### Exercise brief
Extract only the first line of the listing and every line after it up to and including the one with "from bokeh.resources import INLINE". Omit the pictures.

### Given data
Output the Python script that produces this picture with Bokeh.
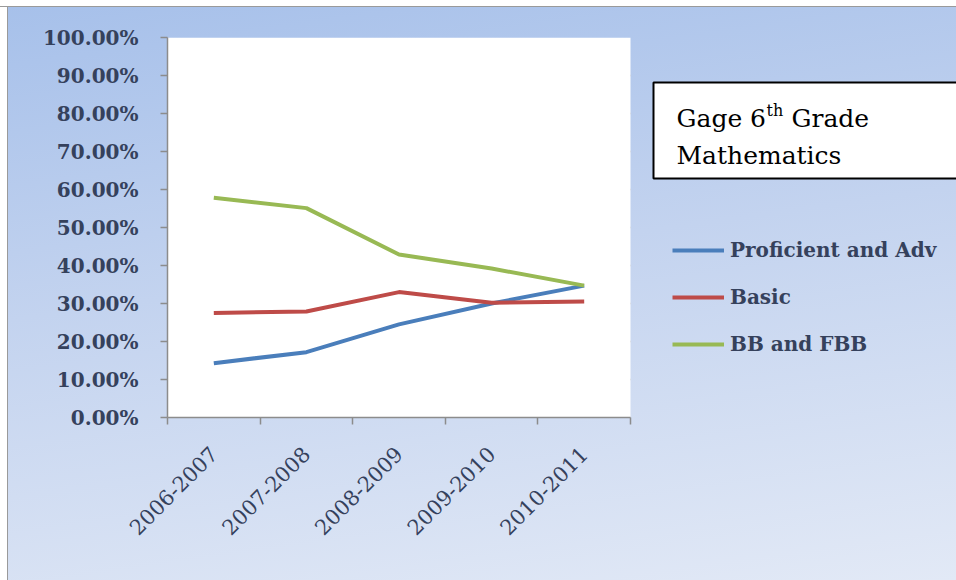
import numpy as np
from bokeh.plotting import figure
from bokeh.models import (Range1d, FixedTicker, NumeralTickFormatter, Legend, LegendItem,
                          BoxAnnotation, Label)
from bokeh.embed import file_html
from bokeh.resources import INLINE

# School years and share of students in each performance band
years = ["2006-2007", "2007-2008", "2008-2009", "2009-2010", "2010-2011"]
proficient_adv = [0.143, 0.172, 0.245, 0.300, 0.347]
basic = [0.275, 0.279, 0.330, 0.302, 0.305]
bb_fbb = [0.578, 0.551, 0.429, 0.392, 0.347]
y_ticks = [0.0, 0.1, 0.2, 0.3, 0.4, 0.5, 0.6, 0.7, 0.8, 0.9, 1.0]

series = [
    ("Proficient and Adv", proficient_adv, "#4a7ebb"),
    ("Basic", basic, "#be4b48"),
    ("BB and FBB", bb_fbb, "#98b954"),
]

TEXT = "#35415c"
SERIF = "DejaVu Serif"

W, H = 956, 580
LEFT, TOP, BOTTOM = 167, 37, 163
PLOT_W = 463  # width of the white plotting area

# each year sits in the middle of its own slot; ticks mark the slot edges
n = len(years)
x = np.arange(n) + 0.5

# the frame runs to the right edge so the legend and title box can sit beside the plot
frame_w = W - LEFT
p = figure(width=W, height=H, output_backend="svg", toolbar_location=None,
           x_range=Range1d(0, n * frame_w / PLOT_W), y_range=Range1d(0, 1),
           min_border_left=LEFT, min_border_right=0,
           min_border_top=TOP, min_border_bottom=BOTTOM)
p.border_fill_color = None
p.background_fill_color = None
p.outline_line_color = None
p.styles = {
    "background": (
        "linear-gradient(to bottom, #ffffff 0px, #ffffff 6px, #9a9a9a 6px, #9a9a9a 7px, transparent 7px),"
        "linear-gradient(to right, #ffffff 0px, #ffffff 7px, #9a9a9a 7px, #9a9a9a 8px, transparent 8px),"
        "linear-gradient(172deg, #a6c0ea 0%, #c3d3ef 45%, #e2e9f6 100%)"
    )
}

# white plotting area
p.add_layout(BoxAnnotation(left=0, right=n, bottom=0, top=1, fill_color="white",
                           fill_alpha=1, line_color=None, level="underlay"))

# x axis: labels at slot centres, tick marks on slot edges
p.xaxis.bounds = (0, n)
p.xaxis.ticker = FixedTicker(ticks=list(x), minor_ticks=list(range(n + 1)))
p.xaxis.major_label_overrides = {float(v): lab for v, lab in zip(x, years)}
p.xaxis.major_label_orientation = np.pi / 4
p.xaxis.major_tick_line_color = None
p.xaxis.minor_tick_line_color = "#8c8c8c"
p.xaxis.minor_tick_out = 7
p.xaxis.minor_tick_in = 0
p.xaxis.minor_tick_line_width = 1.5
p.xaxis.axis_line_color = "#8c8c8c"
p.xaxis.axis_line_width = 1.5
p.xaxis.major_label_text_font = SERIF
p.xaxis.major_label_text_font_size = "21px"
p.xaxis.major_label_text_color = TEXT
p.xaxis.major_label_standoff = 26

p.yaxis.ticker = FixedTicker(ticks=y_ticks)
p.yaxis.formatter = NumeralTickFormatter(format="0.00%")
p.yaxis.major_tick_line_color = "#8c8c8c"
p.yaxis.major_tick_out = 7
p.yaxis.major_tick_in = 0
p.yaxis.major_tick_line_width = 1.5
p.yaxis.minor_tick_line_color = None
p.yaxis.axis_line_color = "#8c8c8c"
p.yaxis.axis_line_width = 1.5
p.yaxis.major_label_text_font = SERIF
p.yaxis.major_label_text_font_size = "20px"
p.yaxis.major_label_text_font_style = "bold"
p.yaxis.major_label_text_color = TEXT
p.yaxis.major_label_standoff = 22

p.xgrid.grid_line_color = None
p.ygrid.ticker = FixedTicker(ticks=y_ticks)
p.ygrid.cross_bounds = (0, n)
p.ygrid.grid_line_color = "#a9a9a9"
p.ygrid.grid_line_width = 1.5

items = []
for name, vals, color in series:
    r = p.line(x, vals, line_color=color, line_width=4)
    items.append(LegendItem(label=name, renderers=[r]))

# legend position is measured from the frame's bottom-left corner
legend = Legend(items=items, location=(505, 61), orientation="vertical",
                glyph_width=52, glyph_height=20, spacing=23, label_standoff=6,
                padding=0, margin=0, background_fill_alpha=0, border_line_color=None,
                label_text_font=SERIF, label_text_font_size="20px",
                label_text_font_style="bold", label_text_color=TEXT)
p.add_layout(legend, "center")

# title box (screen units relative to the frame's bottom-left corner, y upwards)
def fy(py):
    return (H - BOTTOM) - py

def fx(px):
    return px - LEFT

p.add_layout(BoxAnnotation(left=fx(653), right=fx(W + 10), top=fy(82), bottom=fy(178),
                           left_units="screen", right_units="screen",
                           top_units="screen", bottom_units="screen",
                           fill_color="white", fill_alpha=1,
                           line_color="black", line_alpha=1, line_width=2))
title_font = dict(text_font=SERIF, text_color="black", text_baseline="alphabetic",
                  x_units="screen", y_units="screen")
p.add_layout(Label(x=fx(676), y=fy(118), text="Gage 6", text_font_size="25px", **title_font))
p.add_layout(Label(x=fx(766), y=fy(118) + 8, text="th", text_font_size="16px", **title_font))
p.add_layout(Label(x=fx(791), y=fy(118), text="Grade", text_font_size="25px", **title_font))
p.add_layout(Label(x=fx(676), y=fy(155), text="Mathematics", text_font_size="25px", **title_font))

open("out.html", "w").write(file_html(p, INLINE))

### Answer below
Output the Python script that produces this picture with Bokeh.
import numpy as np
from bokeh.plotting import figure
from bokeh.models import (Range1d, FixedTicker, NumeralTickFormatter, Legend, LegendItem,
                          BoxAnnotation, Label)
from bokeh.embed import file_html
from bokeh.resources import INLINE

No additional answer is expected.